The concept is central to pricing, production, and profitability because businesses make many decisions at the margin. A company may be profitable overall but still lose money on the next unit if the incremental cost is higher than the incremental revenue.
Key Takeaways
- Marginal cost measures the extra cost of producing one additional unit.
- It is calculated as the change in total cost divided by the change in quantity.
- Marginal cost should be compared with marginal revenue when deciding whether to produce more.
- It can fall at first because of efficiency, then rise as capacity strains or diminishing returns appear.
- Fixed costs usually do not affect marginal cost unless the next unit requires a new step-up in capacity.
Formula
If producing 1,000 units costs $20,000 and producing 1,100 units costs $21,500, the additional 100 units cost $1,500. The marginal cost over that range is $15 per unit.
For a single unit, marginal cost is the cost of producing one more unit.
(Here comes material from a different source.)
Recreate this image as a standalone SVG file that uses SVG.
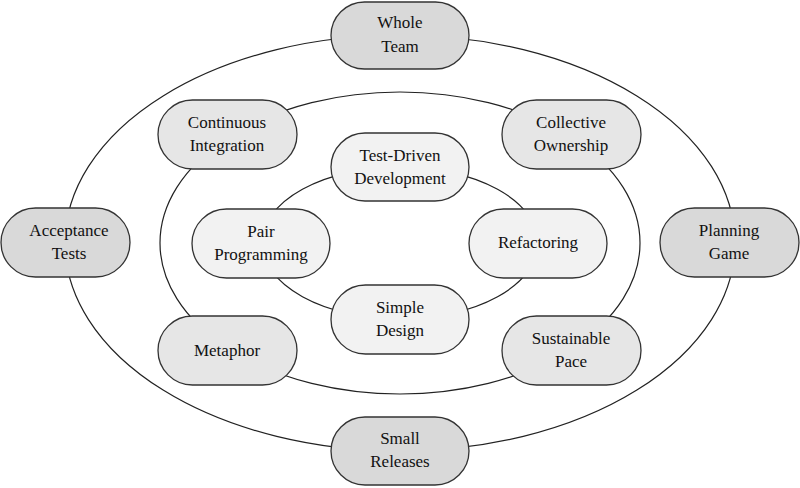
<svg xmlns="http://www.w3.org/2000/svg" width="800" height="488" viewBox="0 0 800 488">
<style>
.ring{fill:none;stroke:#222;stroke-width:1.2}
.n rect{stroke:#333;stroke-width:1.3}
.o rect{fill:#d9d9d9}
.m rect{fill:#e6e6e6}
.i rect{fill:#f2f2f2}
.n text{font-size:17px;fill:#111;text-anchor:middle}
</style>
<rect width="800" height="488" fill="#fff"/>
<g id="connectors">
<ellipse class="ring" cx="400" cy="243" rx="335" ry="208"/>
<ellipse class="ring" cx="400" cy="243" rx="240" ry="151"/>
<ellipse class="ring" cx="400" cy="243" rx="138" ry="76"/>
</g>
<g font-family="Liberation Serif, DejaVu Serif, serif">
<g id="whole-team" class="n o"><rect x="331" y="2" width="138" height="67" rx="33.5"/><text x="400" y="28">Whole</text><text x="400" y="52">Team</text></g>
<g id="small-releases" class="n o"><rect x="331" y="417" width="138" height="68" rx="34"/><text x="400" y="444">Small</text><text x="400" y="467">Releases</text></g>
<g id="acceptance-tests" class="n o"><rect x="1" y="208" width="129" height="69" rx="34.5"/><text x="69" y="236">Acceptance</text><text x="69" y="259">Tests</text></g>
<g id="planning-game" class="n o"><rect x="660" y="208" width="139" height="69" rx="34.5"/><text x="729" y="236">Planning</text><text x="729" y="259">Game</text></g>
<g id="continuous-integration" class="n m"><rect x="158" y="100" width="139" height="69" rx="34.5"/><text x="227" y="128">Continuous</text><text x="227" y="151">Integration</text></g>
<g id="collective-ownership" class="n m"><rect x="502" y="100" width="139" height="69" rx="34.5"/><text x="571" y="128">Collective</text><text x="571" y="151">Ownership</text></g>
<g id="metaphor" class="n m"><rect x="158" y="316" width="139" height="69" rx="34.5"/><text x="227" y="356">Metaphor</text></g>
<g id="sustainable-pace" class="n m"><rect x="502" y="316" width="139" height="69" rx="34.5"/><text x="571" y="344">Sustainable</text><text x="571" y="367">Pace</text></g>
<g id="test-driven-development" class="n i"><rect x="331" y="133" width="138" height="68" rx="34"/><text x="400" y="161">Test-Driven</text><text x="400" y="184">Development</text></g>
<g id="pair-programming" class="n i"><rect x="192" y="209" width="138" height="69" rx="34.5"/><text x="261" y="237">Pair</text><text x="261" y="260">Programming</text></g>
<g id="refactoring" class="n i"><rect x="469" y="209" width="138" height="69" rx="34.5"/><text x="538" y="248">Refactoring</text></g>
<g id="simple-design" class="n i"><rect x="331" y="285" width="138" height="69" rx="34.5"/><text x="400" y="313">Simple</text><text x="400" y="336">Design</text></g>
</g>
</svg>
In real businesses, managers often estimate it over practical ranges because costs change in batches, not always one unit at a time.
Marginal Cost and Profit
The core comparison is marginal cost versus marginal revenue. If the next unit brings in more revenue than it costs to produce, it can add profit. If the next unit costs more than it brings in, producing it can reduce profit even while total sales rise.
This is why revenue growth can be deceptive. A business can sell more units by cutting price, paying overtime, expediting shipping, or accepting lower-quality customers. The marginal view asks whether the next sale actually improves economics.
Fixed Costs and Variable Costs
Marginal cost is usually driven by variable costs such as materials, labor hours, commissions, payment processing, energy, packaging, or shipping. Fixed costs such as rent or salaried overhead may not change when output rises by one unit.
Fixed costs can still matter if production crosses a threshold. A factory may be able to produce more units without new rent until it reaches capacity. After that, producing additional units may require another shift, new equipment, a larger facility, or additional management.
How It Changes with Scale
Stage | Possible marginal cost pattern |
|---|---|
Early scale | Marginal cost may fall as workers and machines are used more efficiently. |
Stable operations | Marginal cost may be relatively steady over a normal range. |
Capacity pressure | Marginal cost may rise because of overtime, bottlenecks, waste, or rush costs. |
Business Uses
Managers use marginal cost when setting prices, deciding whether to accept a special order, planning production, evaluating promotions, and choosing whether to outsource. A special order below average cost may still make sense if it covers marginal cost and does not harm regular pricing or capacity.
Software, manufacturing, airlines, restaurants, utilities, and retailers all use marginal-cost thinking, but the shape differs. A software product may have low marginal cost for another user, while a restaurant may face labor and ingredient constraints quickly during peak hours.
Reading It Carefully
Marginal cost is not always the same as accounting cost per unit. Accounting averages can spread fixed costs across all units. Marginal analysis isolates the incremental cost of the next decision. Both views matter, but they answer different questions.
The best use is disciplined incremental thinking: what changes if production increases by this amount, and does the added revenue justify that change?
The Bottom Line
Marginal cost is the extra cost of producing one more unit. It matters because pricing and production decisions are profitable only when incremental revenue exceeds incremental cost after real capacity and operating constraints are considered.